• **Dataset content**:
-.-.-

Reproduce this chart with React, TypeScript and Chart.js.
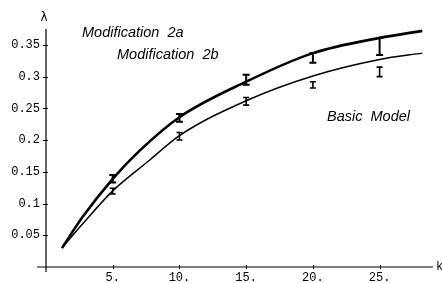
import React, { useEffect, useRef } from "react";
import { Chart, registerables } from "chart.js";

Chart.register(...registerables);

// Modification 2a / 2b (thick curve)
const upperX = [1.2, 2.75, 5, 7.0, 10, 15, 20, 25, 28.2];
const upperY = [0.03, 0.079, 0.139, 0.183, 0.236, 0.292, 0.337, 0.361, 0.372];
// Basic Model (thin curve)
const lowerX = [1.2, 2.75, 5, 7.8, 10, 15, 20, 25, 28.2];
const lowerY = [0.03, 0.068, 0.12, 0.169, 0.207, 0.262, 0.301, 0.327, 0.337];

// error bars
const errX = [5, 10, 15, 20, 25];
const upperErrLo = [0.133, 0.229, 0.287, 0.322, 0.334];
const upperErrHi = [0.145, 0.241, 0.303, 0.337, 0.361];
const lowerErrLo = [0.115, 0.2, 0.255, 0.282, 0.3];
const lowerErrHi = [0.124, 0.212, 0.267, 0.292, 0.315];

const xTickValues = [5, 10, 15, 20, 25];
const xTickLabels = ["5.", "10.", "15.", "20.", "25."];
const yTickValues = [0.05, 0.1, 0.15, 0.2, 0.25, 0.3, 0.35];
const yTickLabels = ["0.05", "0.1", "0.15", "0.2", "0.25", "0.3", "0.35"];

const labelTexts = ["Modification  2a", "Modification  2b", "Basic  Model"];
const yAxisTitle = "λ";
const xAxisTitle = "k";

const MONO = "'Liberation Mono', 'DejaVu Sans Mono', monospace";
const SANS = "'Liberation Sans', Arial, sans-serif";

const decorPlugin = {
  id: "decor",
  afterDatasetsDraw(chart: any) {
    const ctx = chart.ctx;
    const xs = chart.scales.x;
    const ys = chart.scales.y;
    const x0 = xs.getPixelForValue(0);
    const y0 = ys.getPixelForValue(0);
    ctx.save();
    ctx.strokeStyle = "#000";
    ctx.fillStyle = "#000";
    ctx.lineWidth = 1.2;
    // axes
    ctx.beginPath();
    ctx.moveTo(x0 - 9, y0);
    ctx.lineTo(xs.right, y0);
    ctx.moveTo(x0, ys.top);
    ctx.lineTo(x0, y0 + 5);
    ctx.stroke();
    // ticks
    ctx.lineWidth = 1;
    ctx.beginPath();
    yTickValues.forEach((v) => {
      const py = Math.round(ys.getPixelForValue(v)) + 0.5;
      ctx.moveTo(x0 - 3, py);
      ctx.lineTo(x0 + 2, py);
    });
    xTickValues.forEach((v) => {
      const px = Math.round(xs.getPixelForValue(v)) + 0.5;
      ctx.moveTo(px, y0 - 2);
      ctx.lineTo(px, y0 + 2);
    });
    ctx.stroke();
    // error bars
    const drawBar = (x: number, lo: number, hi: number, cap: number, lw: number) => {
      const px = xs.getPixelForValue(x);
      const pl = ys.getPixelForValue(lo);
      const ph = ys.getPixelForValue(hi);
      ctx.lineWidth = lw;
      ctx.beginPath();
      ctx.moveTo(px, pl);
      ctx.lineTo(px, ph);
      ctx.moveTo(px - cap, pl);
      ctx.lineTo(px + cap, pl);
      ctx.moveTo(px - cap, ph);
      ctx.lineTo(px + cap, ph);
      ctx.stroke();
    };
    errX.forEach((x, i) => {
      drawBar(x, upperErrLo[i], upperErrHi[i], 3.5, 2);
      drawBar(x, lowerErrLo[i], lowerErrHi[i], 3, 1.6);
    });
    // texts
    ctx.font = `italic 14.5px ${SANS}`;
    ctx.textAlign = "left";
    ctx.textBaseline = "alphabetic";
    ctx.fillText(labelTexts[0], 82, 37);
    ctx.fillText(labelTexts[1], 117, 59);
    ctx.fillText(labelTexts[2], 327, 121);
    ctx.font = `12px 'DejaVu Sans', sans-serif`;
    ctx.textAlign = "center";
    ctx.fillText(yAxisTitle, x0 - 2, 21);
    ctx.font = `12px ${MONO}`;
    ctx.textAlign = "left";
    ctx.textBaseline = "middle";
    ctx.fillText(xAxisTitle, xs.right + 3, y0);
    ctx.restore();
  },
};

export default function App() {
  const ref = useRef<HTMLCanvasElement | null>(null);
  useEffect(() => {
    if (!ref.current) return;
    const chart = new Chart(ref.current, {
      type: "line",
      data: {
        datasets: [
          {
            data: upperX.map((x, i) => ({ x, y: upperY[i] })),
            borderColor: "#000",
            borderWidth: 2.6,
            pointRadius: 0,
            cubicInterpolationMode: "monotone",
            fill: false,
          },
          {
            data: lowerX.map((x, i) => ({ x, y: lowerY[i] })),
            borderColor: "#000",
            borderWidth: 1.5,
            pointRadius: 0,
            cubicInterpolationMode: "monotone",
            fill: false,
          },
        ],
      },
      options: {
        responsive: false,
        animation: false,
        layout: { padding: { top: 29, right: 9, left: 0, bottom: 0 } },
        plugins: { legend: { display: false }, tooltip: { enabled: false } },
        scales: {
          x: {
            type: "linear",
            min: 0,
            max: 29,
            grid: { display: false, drawTicks: false },
            border: { display: false },
            afterBuildTicks: (s: any) => {
              s.ticks = xTickValues.map((v) => ({ value: v }));
            },
            afterFit: (s: any) => {
              s.height = 16;
            },
            ticks: {
              autoSkip: false,
              maxRotation: 0,
              padding: 4,
              color: "#000",
              font: { family: MONO, size: 12 },
              callback: (v: any) => xTickLabels[xTickValues.indexOf(Number(v))],
            },
          },
          y: {
            type: "linear",
            min: 0,
            max: 0.375,
            grid: { display: false, drawTicks: false },
            border: { display: false },
            afterBuildTicks: (s: any) => {
              s.ticks = yTickValues.map((v) => ({ value: v }));
            },
            afterFit: (s: any) => {
              s.width = 46;
            },
            ticks: {
              autoSkip: false,
              padding: 6,
              color: "#000",
              font: { family: MONO, size: 12 },
              callback: (v: any) => yTickLabels[yTickValues.indexOf(Number(v))],
            },
          },
        },
      } as any,
      plugins: [decorPlugin],
    });
    return () => chart.destroy();
  }, []);
  return (
    <div style={{ position: "absolute", left: 0, top: 0, width: 442, height: 283, background: "#fff" }}>
      <canvas ref={ref} width={442} height={283} style={{ display: "block" }} />
    </div>
  );
}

-.-.-

• **Goal of the exercise**: Print, exactly as written, the lines above from the first one to the one containing "Chart.register(...registerables);". Leave out pictures.

• **The solution**:
Reproduce this chart with React, TypeScript and Chart.js.
import React, { useEffect, useRef } from "react";
import { Chart, registerables } from "chart.js";

Chart.register(...registerables);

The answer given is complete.